In this edition of Frankenstein, we get Mary Shelley's earliest take on the story. I was particularly interested in following Shelley's ideas about developing familial and community structures. I was also surprised (again) with the monster's eloquence--no dumb brute here! Finally Victor Frankenstein seemed to be much more of a selfish jerk than I had previously thought him.

Selected Poems and Four Plays by William Butler Yeats

This collection contains most of Yeats's most familiar poetry, organized by original book, and four of his short plays. I really enjoyed watching Yeats's interest in Irish mythology and Irish politics develop and fade. I thought the plays were quite good--and the poetry definitely took on more of an interest in drama as time went on. Finally, I enjoyed the classical allusions (especially to topics related to Troy).

Thursday, September 1, 2011

The Crack in the Lens by Steve Hockensmith

In this book Big Red and Old Red Amlingmeyer return to Old Red's old stomping grounds to try to solve the mystery of his murdered girlfriend. The plot definitely kept me on my toes. The writing is serviceable, if you don't mind lots of cowboy slang.

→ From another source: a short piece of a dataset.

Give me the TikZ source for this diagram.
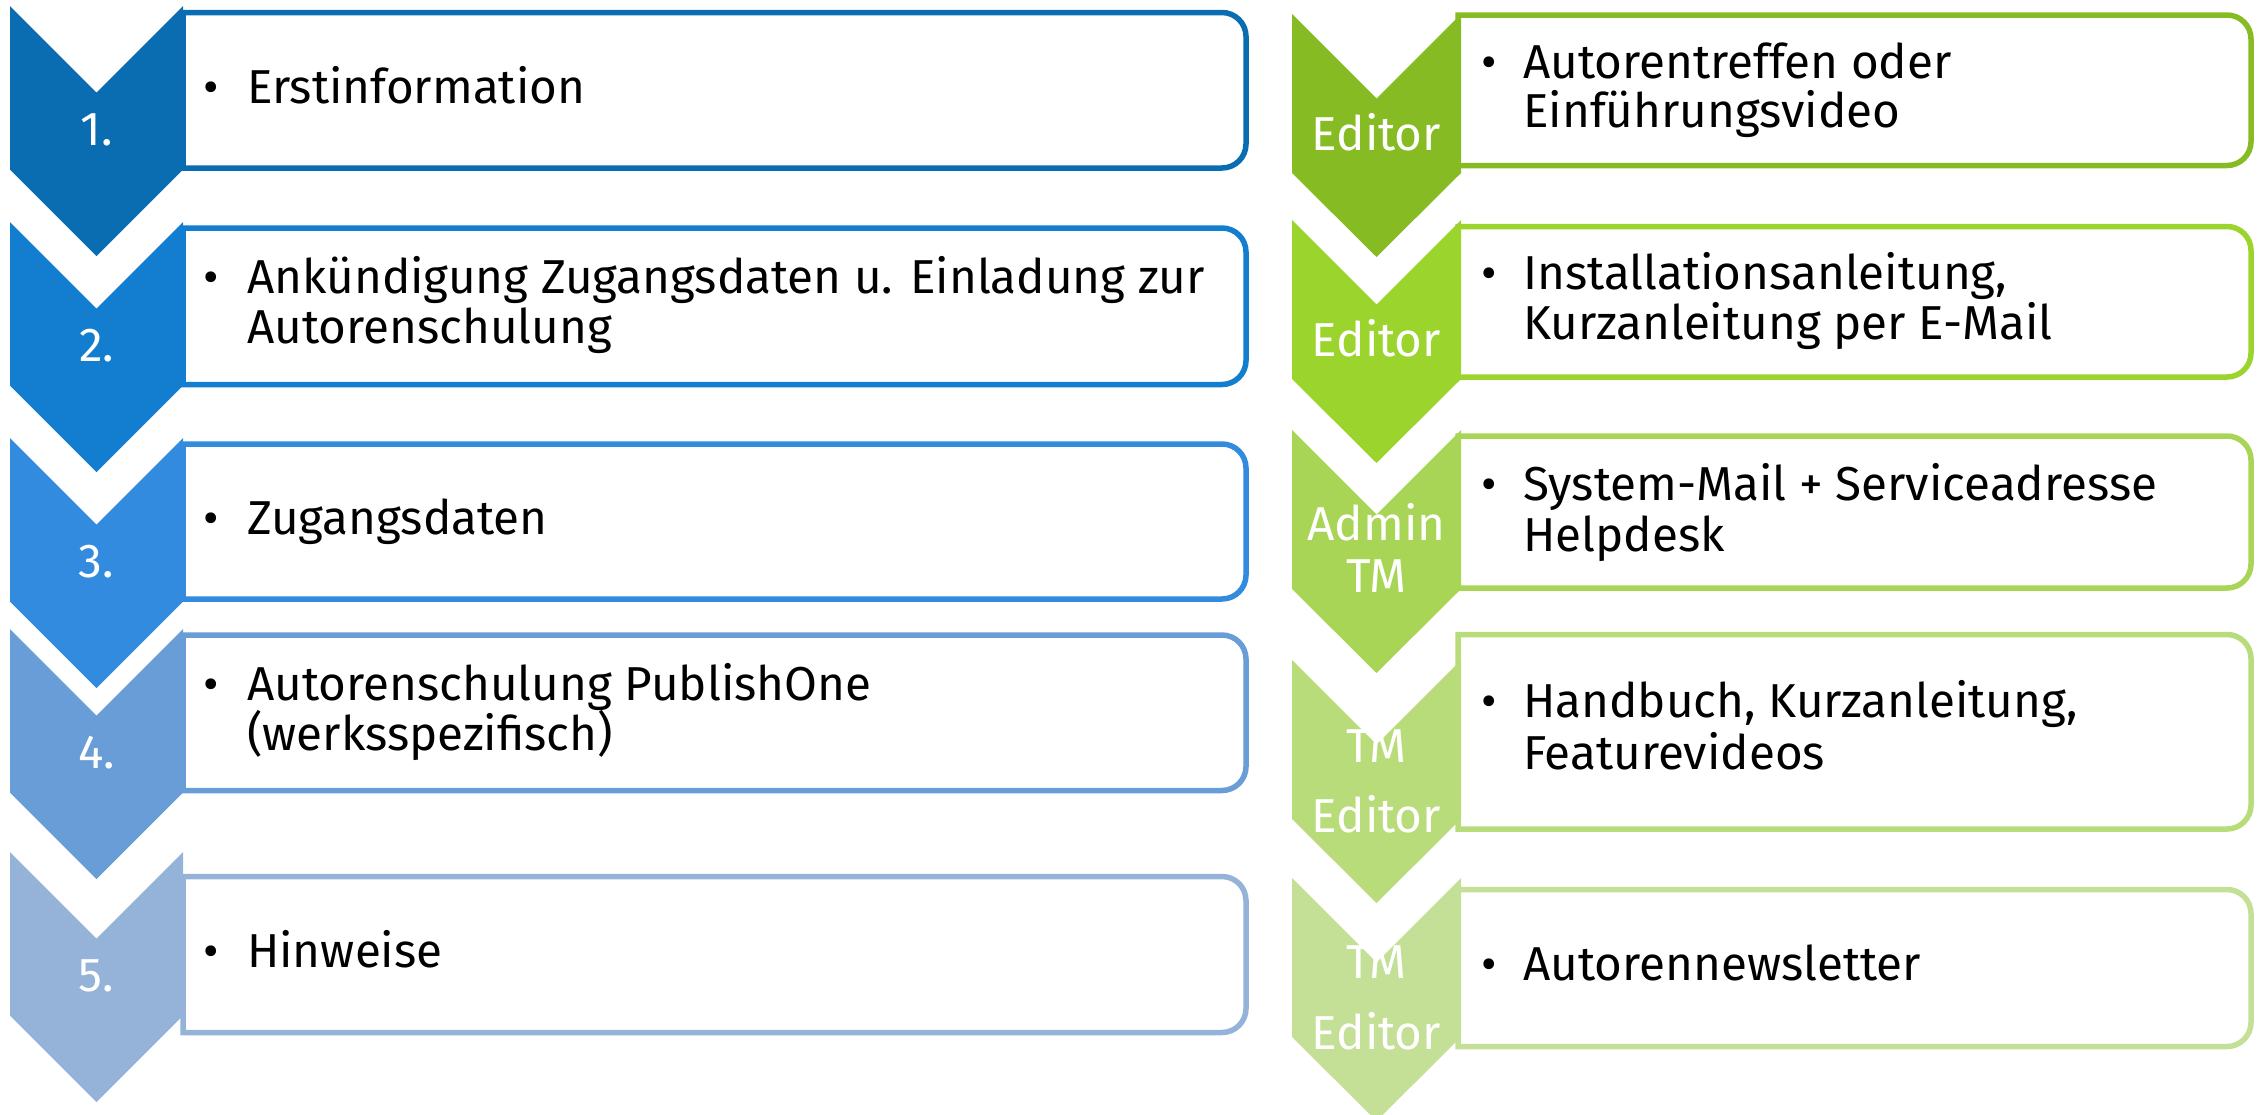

The Man Who Smiled by Henning Mankell

This book has all the parts for a great murder mystery: a man with no enemies who turns up dead, a cop who's good at his job but bad at his life, and lots of great detective work. These books are more interested in the psyche of Kurt Wallander and digging up how the police solve the cases than in tricking the reader (who knows from almost the first page who dies and why). A really engaging book.

Absolutely, Positively by Heather Webber

This book is a fluffy murder mystery. I enjoyed it, but it's not anything particularly unusual. I found Lucy's hangups about her relationship with Sean to be tedious.

Grave Peril by Jim Butcher

I felt like I was missing something from the start of this novel--it started in medias res, but in a confusing way. I enjoyed following the adventures of Harry Dresden, and I thought Michael's character was especially compelling, but this was not my favorite book in the series.

The Scar by China Miéville

I really enjoyed this book, although you never know quite where everyone stands. Bellis Coldwine is fleeing New Crobuzon because she has noticed that the government has been going after the friends and acquaintances of Isaac Dan der Grimnebulin. But before her ship can reach its colonial destination, it's hijacked by the Armada, a mysterious floating city on its way to great things under the leadership of the Lovers. Bellis finds herself caught in webs of betrayals, where no one is trustworthy, as she moves through a fantastic landscape. This book is really well written and full of thrilling ideas.